ECLI:NL:RVS:2024:1336
Raad van State
- Hoger beroep
- E. Steendijk
- Rechtspraak.nl
Hoger beroep tegen afwijzing verblijfsvergunning asiel door staatssecretaris van Justitie en Veiligheid
In deze zaak gaat het om een hoger beroep van een vreemdeling tegen de uitspraak van de rechtbank Den Haag, zittingsplaats Arnhem, die op 8 maart 2024 het beroep van de vreemdeling ongegrond heeft verklaard. De vreemdeling had op 24 januari 2024 een aanvraag ingediend voor een verblijfsvergunning asiel voor bepaalde tijd, maar deze aanvraag werd door de staatssecretaris van Justitie en Veiligheid niet in behandeling genomen.
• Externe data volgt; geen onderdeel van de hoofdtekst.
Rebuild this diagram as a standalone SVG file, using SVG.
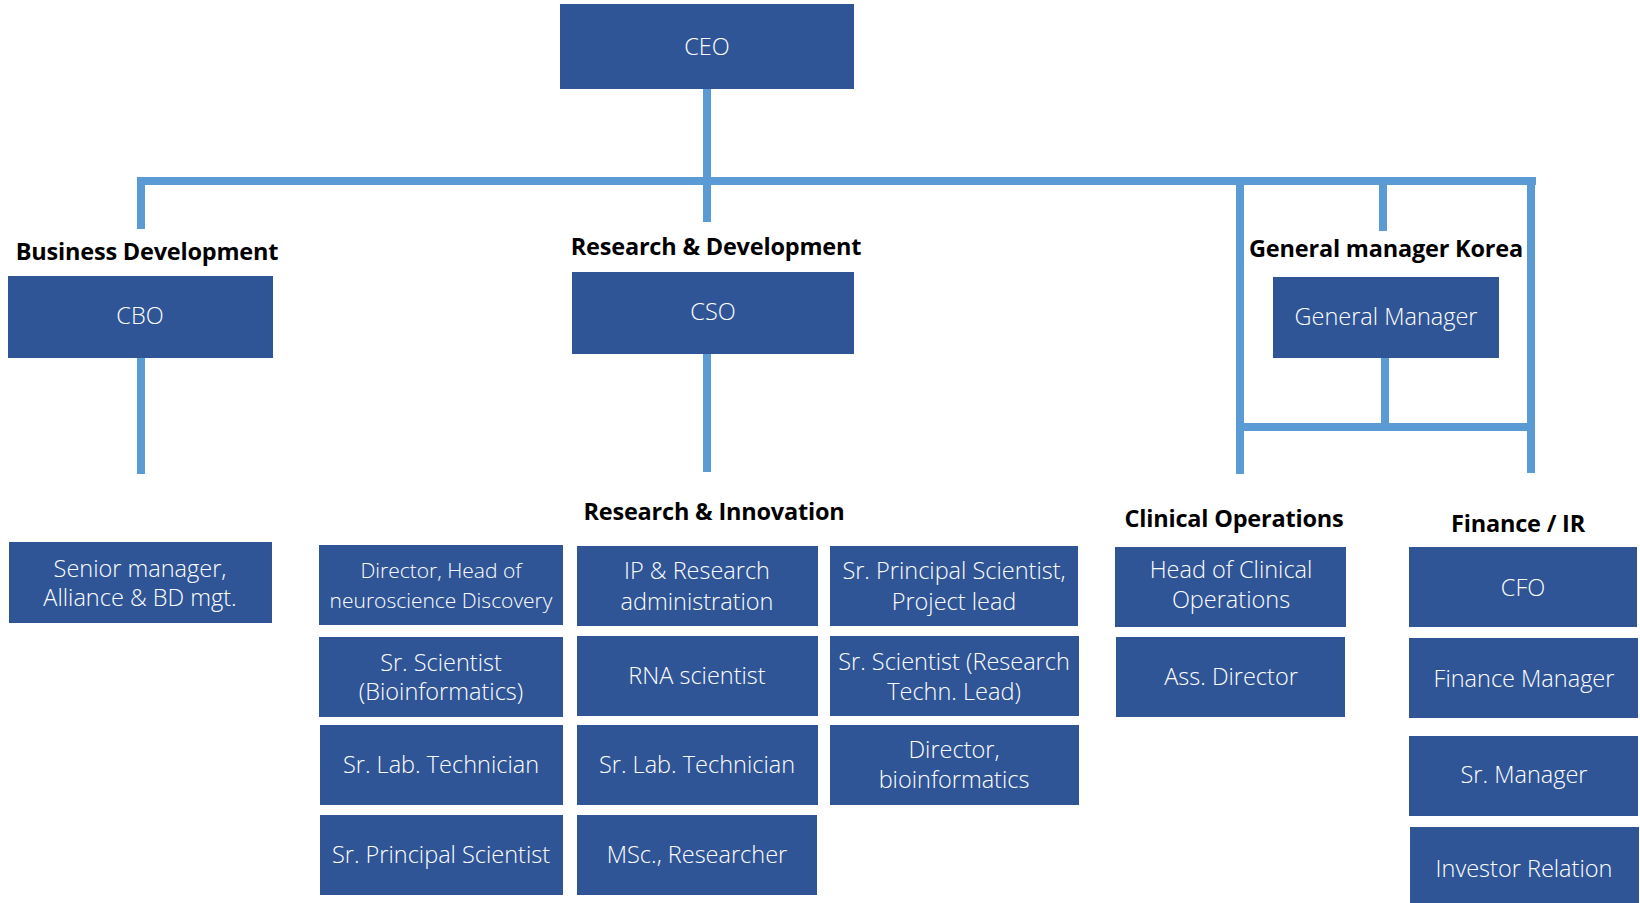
<svg xmlns="http://www.w3.org/2000/svg" width="1640" height="903" viewBox="0 0 1640 903">
<style>
.box{fill:#2F5597}
.ln{fill:#5B9BD5}
.t{font-family:"Open Sans","Noto Sans","Liberation Sans",sans-serif;font-size:23.5px;font-weight:300;fill:#FFFFFF;text-anchor:middle}
.s{font-size:21px}
.h{font-family:"Open Sans","Noto Sans","Liberation Sans",sans-serif;font-size:23.5px;font-weight:700;fill:#000000;text-anchor:middle;letter-spacing:-0.2px}
</style>
<rect width="1640" height="903" fill="#FFFFFF"/>
<g id="connectors">
<rect class="ln" x="137" y="177" width="1399" height="8"/>
<rect class="ln" x="703" y="89" width="8" height="133"/>
<rect class="ln" x="137" y="177" width="8" height="52"/>
<rect class="ln" x="137" y="358" width="8" height="116"/>
<rect class="ln" x="703" y="354" width="8" height="118"/>
<rect class="ln" x="1236" y="177" width="8" height="297"/>
<rect class="ln" x="1379" y="185" width="8" height="46"/>
<rect class="ln" x="1527" y="177" width="8" height="296"/>
<rect class="ln" x="1381" y="358" width="8" height="69"/>
<rect class="ln" x="1236" y="423" width="299" height="8"/>
</g>
<g id="titles">
<text class="h" x="147" y="260">Business Development</text>
<text class="h" x="716" y="255">Research &amp; Development</text>
<text class="h" x="1386" y="257">General manager Korea</text>
<text class="h" x="714" y="520">Research &amp; Innovation</text>
<text class="h" x="1234" y="527">Clinical Operations</text>
<text class="h" x="1518" y="532">Finance / IR</text>
</g>
<g id="ceo"><rect class="box" x="560" y="4" width="294" height="85"/><text class="t" x="707" y="55">CEO</text></g>
<g id="cbo"><rect class="box" x="8" y="276" width="265" height="82"/><text class="t" x="140" y="324">CBO</text></g>
<g id="cso"><rect class="box" x="572" y="272" width="282" height="82"/><text class="t" x="713" y="320">CSO</text></g>
<g id="gm"><rect class="box" x="1273" y="277" width="226" height="81"/><text class="t" x="1386" y="325">General Manager</text></g>
<g id="senior-manager"><rect class="box" x="9" y="542" width="263" height="81"/><text class="t" x="140" y="577">Senior manager,</text><text class="t" x="140" y="606">Alliance &amp; BD mgt.</text></g>
<g id="director-neuro"><rect class="box" x="319" y="545" width="244" height="80"/><text class="t s" x="441" y="578">Director, Head of</text><text class="t s" x="441" y="608">neuroscience Discovery</text></g>
<g id="sr-sci-bio"><rect class="box" x="319" y="637" width="244" height="80"/><text class="t" x="441" y="671">Sr. Scientist</text><text class="t" x="441" y="700">(Bioinformatics)</text></g>
<g id="sr-lab-1"><rect class="box" x="320" y="725" width="243" height="80"/><text class="t" x="441" y="773">Sr. Lab. Technician</text></g>
<g id="sr-principal"><rect class="box" x="320" y="815" width="243" height="80"/><text class="t" x="441" y="863">Sr. Principal Scientist</text></g>
<g id="ip-research"><rect class="box" x="577" y="546" width="241" height="80"/><text class="t" x="697" y="579">IP &amp; Research</text><text class="t" x="697" y="610">administration</text></g>
<g id="rna"><rect class="box" x="577" y="636" width="241" height="80"/><text class="t" x="697" y="684">RNA scientist</text></g>
<g id="sr-lab-2"><rect class="box" x="577" y="725" width="241" height="80"/><text class="t" x="697" y="773">Sr. Lab. Technician</text></g>
<g id="msc"><rect class="box" x="577" y="815" width="240" height="80"/><text class="t" x="697" y="863">MSc., Researcher</text></g>
<g id="sr-principal-lead"><rect class="box" x="830" y="546" width="248" height="80"/><text class="t" x="954" y="579">Sr. Principal Scientist,</text><text class="t" x="954" y="610">Project lead</text></g>
<g id="sr-sci-research"><rect class="box" x="830" y="636" width="249" height="80"/><text class="t" x="954" y="670">Sr. Scientist (Research</text><text class="t" x="954" y="700">Techn. Lead)</text></g>
<g id="director-bio"><rect class="box" x="830" y="725" width="249" height="80"/><text class="t" x="954" y="758">Director,</text><text class="t" x="954" y="788">bioinformatics</text></g>
<g id="head-clinical"><rect class="box" x="1115" y="547" width="231" height="80"/><text class="t" x="1231" y="578">Head of Clinical</text><text class="t" x="1231" y="608">Operations</text></g>
<g id="ass-director"><rect class="box" x="1116" y="637" width="229" height="80"/><text class="t" x="1231" y="685">Ass. Director</text></g>
<g id="cfo"><rect class="box" x="1409" y="547" width="228" height="80"/><text class="t" x="1523" y="596">CFO</text></g>
<g id="finance-manager"><rect class="box" x="1409" y="638" width="229" height="80"/><text class="t" x="1524" y="687">Finance Manager</text></g>
<g id="sr-manager"><rect class="box" x="1409" y="736" width="229" height="80"/><text class="t" x="1524" y="783">Sr. Manager</text></g>
<g id="investor-relation"><rect class="box" x="1410" y="827" width="229" height="82"/><text class="t" x="1524" y="877">Investor Relation</text></g>
</svg>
De rechtbank oordeelde dat de staatssecretaris terecht had gehandeld en dat er geen gronden waren om de aanvraag alsnog in behandeling te nemen.
De vreemdeling, vertegenwoordigd door mr. M.J.A. Rinkes, heeft hoger beroep ingesteld tegen deze uitspraak. De Afdeling bestuursrechtspraak van de Raad van State heeft het hoger beroep beoordeeld en geconcludeerd dat de rechtbank op goede gronden tot haar oordeel is gekomen. De Afdeling heeft de motivering van de rechtbank overgenomen en vastgesteld dat het hogerberoepschrift geen vragen bevat die in het belang van de rechtseenheid, de rechtsontwikkeling of de rechtsbescherming in algemene zin beantwoord moeten worden.
Uiteindelijk heeft de Afdeling het hoger beroep ongegrond verklaard en de uitspraak van de rechtbank bevestigd. De staatssecretaris is niet verplicht om de proceskosten te vergoeden. De uitspraak is openbaar gedaan op 2 april 2024.